Dans une déclaration écrite fournie à La Presse, John Nater a confirmé avoir obtenu cette information plus tôt cette semaine. Il l’a également transmise à la police, ce qu’assure avoir aussi fait Hockey Canada.

Je m’attends à ce que Hockey Canada coopère totalement avec toute enquête concernant des allégations d’inconduites sexuelles et d’abus à l’intérieur de son organisation.

John Nater, député conservateur

Ce dernier siège par ailleurs sur le comité du Patrimoine, qui a interrogé les dirigeants de Hockey Canada à Ottawa le 20 juin dernier par rapport au scandale de 2018. Il s’était alors montré très critique à l’égard de la manière dont l’organisme a géré ce dossier. De nouvelles audiences auront lieu aux Communes les 26 et 27 juillet prochains. Les allégations de 2003 seront certainement abordées.

La police d’Halifax a déclenché une enquête à la suite de ces nouvelles révélations.

Tourmente

Cette affaire s’ajoute aux évènements qui plongent déjà Hockey Canada dans la tourmente depuis deux mois.

En juin 2018, après une fête arrosée suivant le banquet annuel de la fondation de Hockey Canada, à London, en Ontario, huit athlètes auraient agressé sexuellement une jeune femme dans une chambre d’hôtel. L’identité des suspects et de la victime est encore à ce jour inconnue. Les suspects étaient tous des joueurs évoluant dans le hockey junior canadien à l’époque, mais pas nécessairement des membres de l’équipe nationale.

La victime a intenté, en avril dernier, une poursuite civile contre Hockey Canada, les suspects et la Ligue canadienne de hockey. Hockey Canada a rapidement conclu une entente hors cour et se retrouve depuis sous le feu des critiques pour sa gestion de ce dossier. Le Globe and Mail a révélé que l’organisme avait eu régulièrement recours, au cours des années, à un fonds spécial pour dédommager des victimes de violences sexuelles.

En 2019, une enquête policière de huit mois s’était conclue sans accusation. Or, ce vendredi, le chef de la police de London a indiqué dans un communiqué qu’une enquête criminelle avait été rouverte.

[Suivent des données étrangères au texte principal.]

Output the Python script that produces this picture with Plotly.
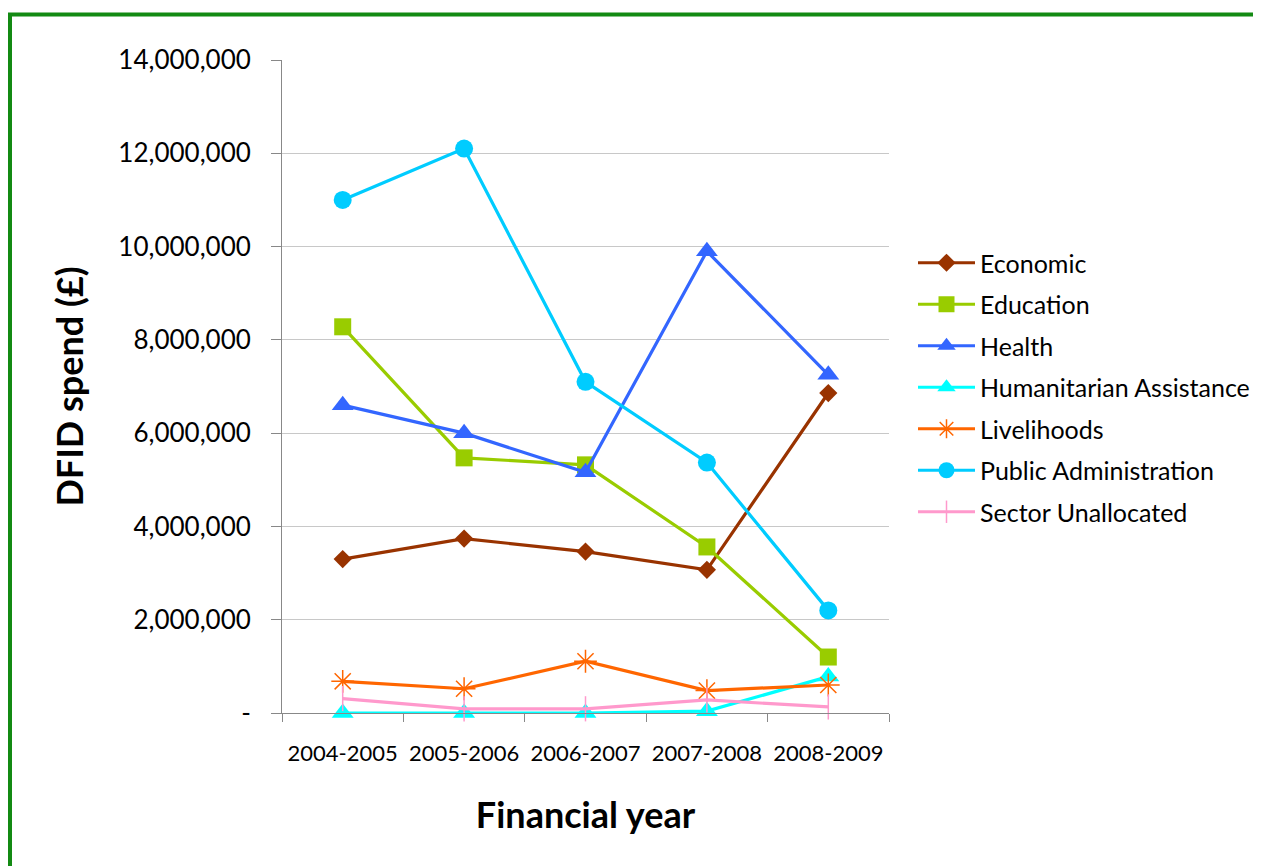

On ignore à ce point-ci si la victime fournira son témoignage à la police de London. En entrevue à La Presse, plus tôt cette semaine, des experts confiaient que ce témoignage était quasi essentiel pour que des accusations soient ultimement déposées.

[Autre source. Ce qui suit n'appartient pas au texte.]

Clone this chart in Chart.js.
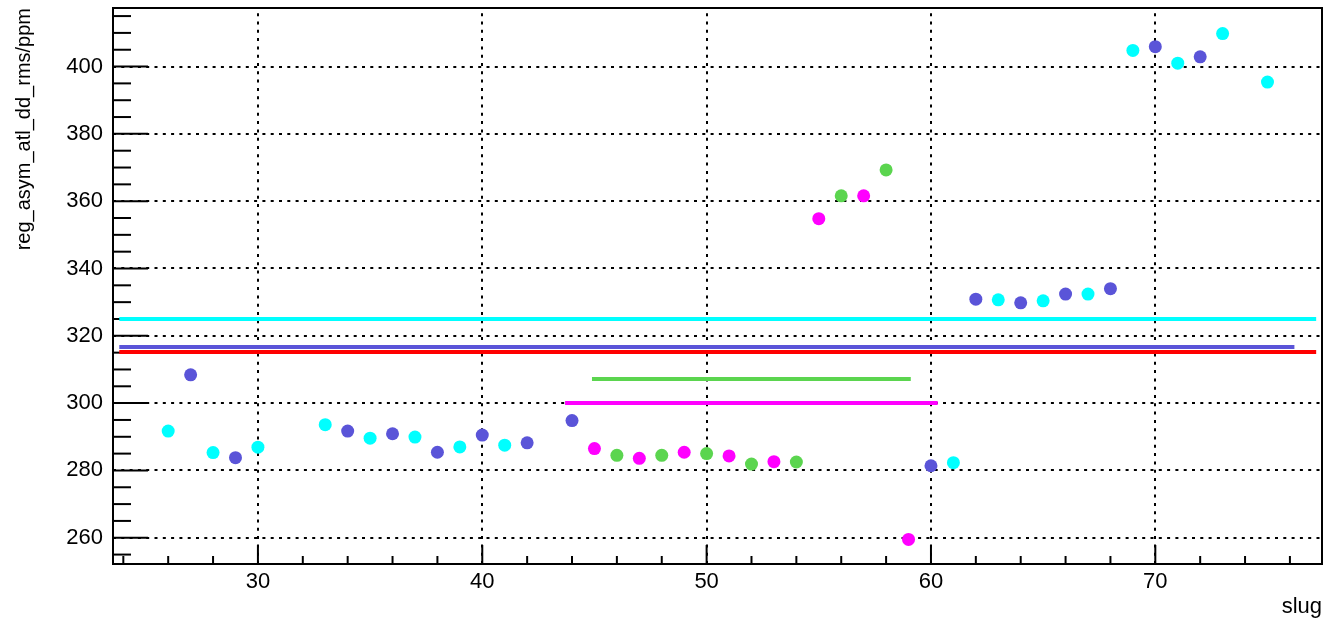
<!DOCTYPE html>
<html>
<head>
<meta charset="utf-8">
<script src="https://cdn.jsdelivr.net/npm/chart.js@4.4.0/dist/chart.umd.min.js"></script>
<style>
  html, body { margin: 0; padding: 0; background: #fff; }
  #wrap { width: 1324px; height: 622px; }
</style>
</head>
<body>
<div id="wrap"><canvas id="chart" width="1324" height="622"></canvas></div>
<script>
// valeurs (slug -> rms en ppm)
const cyanSlugs = [26, 28, 30, 33, 35, 37, 39, 41, 61, 63, 65, 67, 69, 71, 73, 75];
const cyanRms = [291.7, 285.3, 286.9, 293.6, 289.6, 289.9, 287.0, 287.5, 282.3, 330.7, 330.4, 332.4, 404.8, 401.0, 409.8, 395.4];

const blueSlugs = [27, 29, 34, 36, 38, 40, 42, 44, 60, 62, 64, 66, 68, 70, 72];
const blueRms = [308.4, 283.8, 291.7, 290.9, 285.4, 290.5, 288.2, 294.8, 281.4, 330.9, 329.8, 332.4, 334.0, 405.9, 402.9];

const magentaSlugs = [45, 47, 49, 51, 53, 55, 57, 59];
const magentaRms = [286.5, 283.6, 285.4, 284.3, 282.6, 354.8, 361.6, 259.5];

const greenSlugs = [46, 48, 50, 52, 54, 56, 58];
const greenRms = [284.5, 284.5, 285.0, 281.9, 282.5, 361.6, 369.3];

// moyennes (segments horizontaux)
const avgColors = ['#00ffff', '#5a54d8', '#ff0000', '#5bd54f', '#ff00ff'];
const avgValues = [325.0, 316.7, 315.2, 307.2, 300.0];
const avgFrom = [23.82, 23.82, 23.82, 44.89, 43.69];
const avgTo = [77.17, 76.2, 77.17, 59.1, 60.3];

// axes
const xTicks = [30, 40, 50, 60, 70];
const xMinor = [24, 26, 28, 32, 34, 36, 38, 42, 44, 46, 48, 52, 54, 56, 58, 62, 64, 66, 68, 72, 74, 76];
const yTicks = [260, 280, 300, 320, 340, 360, 380, 400];
const yMinor = [255, 265, 270, 275, 285, 290, 295, 305, 310, 315, 325, 330, 335, 345, 350, 355, 365, 370, 375, 385, 390, 395, 405, 410, 415];

Chart.defaults.font.family = "'Liberation Sans', Arial, sans-serif";
Chart.defaults.color = '#000';

const toPts = (xs, ys) => xs.map((x, i) => ({ x: x, y: ys[i] }));

const pointSet = (xs, ys, color) => ({
    type: 'scatter',
    data: toPts(xs, ys),
    backgroundColor: color,
    borderWidth: 0,
    pointRadius: 6.5,
    pointHoverRadius: 6.5,
    order: 1
});

const avgSets = avgValues.map((v, i) => ({
    type: 'line',
    data: [{ x: avgFrom[i], y: v }, { x: avgTo[i], y: v }],
    borderColor: avgColors[i],
    borderWidth: 4,
    borderCapStyle: 'butt',
    pointRadius: 0,
    fill: false,
    order: 2
}));

// cadre, grille pointillée et graduations intérieures (style ROOT)
const rootFrame = {
    id: 'rootFrame',
    beforeDatasetsDraw(chart) {
        const { ctx, chartArea: a, scales: { x, y } } = chart;
        ctx.save();
        ctx.strokeStyle = '#000';

        // grille
        ctx.lineWidth = 2;
        ctx.setLineDash([3, 5.3]);
        xTicks.forEach(v => {
            const px = Math.round(x.getPixelForValue(v));
            ctx.beginPath(); ctx.moveTo(px, a.bottom); ctx.lineTo(px, a.top); ctx.stroke();
        });
        yTicks.forEach(v => {
            const py = Math.round(y.getPixelForValue(v));
            ctx.beginPath(); ctx.moveTo(a.left, py); ctx.lineTo(a.right, py); ctx.stroke();
        });
        ctx.setLineDash([]);

        // graduations
        const tick = (x1, y1, x2, y2) => { ctx.beginPath(); ctx.moveTo(x1, y1); ctx.lineTo(x2, y2); ctx.stroke(); };
        xTicks.forEach(v => { const px = x.getPixelForValue(v); tick(px, a.bottom, px, a.bottom - 19); });
        xMinor.forEach(v => { const px = x.getPixelForValue(v); tick(px, a.bottom, px, a.bottom - 8); });
        yTicks.forEach(v => { const py = y.getPixelForValue(v); tick(a.left, py, a.left + 35, py); });
        yMinor.forEach(v => { const py = y.getPixelForValue(v); tick(a.left, py, a.left + 18, py); });

        // cadre
        ctx.strokeRect(a.left, a.top, a.right - a.left, a.bottom - a.top);
        ctx.restore();
    }
};

new Chart(document.getElementById('chart'), {
    data: {
        datasets: [
            pointSet(cyanSlugs, cyanRms, '#00ffff'),
            pointSet(blueSlugs, blueRms, '#5a54d8'),
            pointSet(magentaSlugs, magentaRms, '#ff00ff'),
            pointSet(greenSlugs, greenRms, '#5bd54f'),
            ...avgSets
        ]
    },
    options: {
        responsive: false,
        animation: false,
        layout: { autoPadding: false, padding: { top: 8, right: 2, left: 0, bottom: 0 } },
        plugins: { legend: { display: false }, tooltip: { enabled: false } },
        scales: {
            x: {
                type: 'linear',
                min: 23.54,
                max: 77.43,
                afterBuildTicks: s => { s.ticks = xTicks.map(v => ({ value: v })); },
                afterFit: s => { s.height = 58; s.paddingLeft = 0; s.paddingRight = 0; },
                grid: { display: false, drawTicks: false },
                border: { display: false },
                ticks: { font: { size: 22 }, padding: 5, maxRotation: 0, color: '#000' },
                title: { display: true, text: 'slug', align: 'end', font: { size: 22 }, color: '#000', padding: { top: 0, bottom: 2 } }
            },
            y: {
                type: 'linear',
                min: 252.2,
                max: 417.4,
                afterBuildTicks: s => { s.ticks = yTicks.map(v => ({ value: v })); },
                afterFit: s => { s.width = 113; s.paddingTop = 0; s.paddingBottom = 0; },
                grid: { display: false, drawTicks: false },
                border: { display: false },
                ticks: { font: { size: 22 }, padding: 10, color: '#000' },
                title: { display: true, text: 'reg_asym_atl_dd_rms/ppm', align: 'end', font: { size: 20 }, color: '#000', padding: { top: 12, bottom: 0 } }
            }
        }
    },
    plugins: [rootFrame]
});
</script>
</body>
</html>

Lisez « Scandale à Hockey Canada : des plaidoyers sans portée légale »

La jeune femme a déjà fait savoir qu’elle participerait à la nouvelle enquête récemment confiée à une firme externe par Hockey Canada – une première enquête indépendante, incomplète, avait été jugée inconcluante. La LNH enquête elle aussi sur cette histoire, qui implique des joueurs qui évoluent aujourd’hui dans l’une ou l’autre des 32 équipes du circuit.

Très discrets depuis que l’affaire a été révélée au grand jour à la fin du mois de mai, la plupart des joueurs de l’équipe canadienne junior de 2018 ont multiplié, au cours des derniers jours, les sorties sur les réseaux sociaux afin de se distancier de cette affaire.